The contrast between Brown and Bickle is glaring. Bickle said a few words but then was silent. Brown said a few words but can’t stop talking. What’s his next move in this train wreck? Is he going to hire a theatrical troupe to entertain us with a play which will prove his innocence? When does it end?
Michael Brown is a brother in Christ. I watched the video and believe him. I am not sure why people are out to cancel and hate on him. It’s unbelievable. He has repented. God has forgiven him. It’s so sad to see all this viciousness and spite. The church has become so hateful. MB is old. He should just retire and go on living for God now. Or do whatever the Spirit of God tells him to. Jesus does not hate him. But, I am of the opinion that ministers can be restored in many circumstances. I must say the church is a scary thing nowadays. Full of hateful folk who don’t love. No one can take correction. It’s so sad. I don’t recognize what’s it’s become. It’s full of false prophets, proud folk who can’t admit they are wrong, gossipers, haters, slanderers, false accusers, and untrustworthy folk. Grievous. We are all humans. Even as believers we fall and fail. Well, some of us do. And some of us are stupid, so stupid we’ve forgiven our sexual abusers who’ve never been brought to justice and given them to God. I guess dummies like me understand that hell is not where I want anyone to go to, even those who have hurt me deeply. For I too have sinned and hurt others. Mike Brown is a brother.

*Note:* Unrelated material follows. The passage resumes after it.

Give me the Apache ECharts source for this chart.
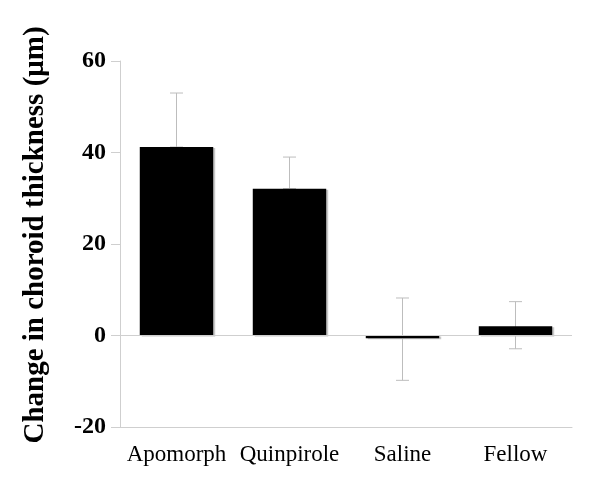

0 cancel. 0 hate. 0 judgment. A simple ask that he admit sin and repent.
What makes this situation so confusing is he keeps eloquently saying “I have repented, what more is there to do?” The public is saying, “no you haven’t, because you are in denial”. I cant touch someone else, who says that it was romantic, intimate and unwanted to them, and then I call it innocent and say I have done nothing wrong. Or just say sorry for causing pain and confusion (but I wont name the touching as sin). He has said it was wrong, but never once said it was violating. Not repentance.
I also want to add that I too have sinned and hurt other people, and I agree that God doesn’t hate, and that he can restore.
If MB is correct that he did very little wrong in the situation in question, and that he has 100% repented, then you are correct that the church has become a hateful place. But I think that both MB’s perspective and your statement are incorrect.
Posts like yours (the parts of it that sound healthy to me) are a reminder for me to ask ‘am I forgiving MB myself?’ So thank you for that. I want to stay humble and soft-hearted. I choose to forgive him.
When it comes to the parts of your post that seem unhealthy to me, I would ask a question. What are those of use on this chat supposed to do about that fact that we were just judged by you as “hateful” people who “don’t love”. Simply because we are saying that someone is acting with a lack of integrity and repentance. How is that hateful? Have you cancelled us?
thank you, Julie, for your courage and dedication to publish truth and fairness. i agree with others who have commented here. as a survivor of sexual trauma, i agree that Dr. Brown should step away from ministry to truly demonstrate his humility in action, not just words. His refusal to do so and to defend his actions, despite investigation that gives credence to his victims, brings doubt to his claims and shame on his ministry. Melinda Galloway-Firmin
Much of Dr. Brown’s and his supporters contortions regarding this remind me of President Clinton’s bit about “depends on what the meaning of is is” and that “oral *** is not really ***”.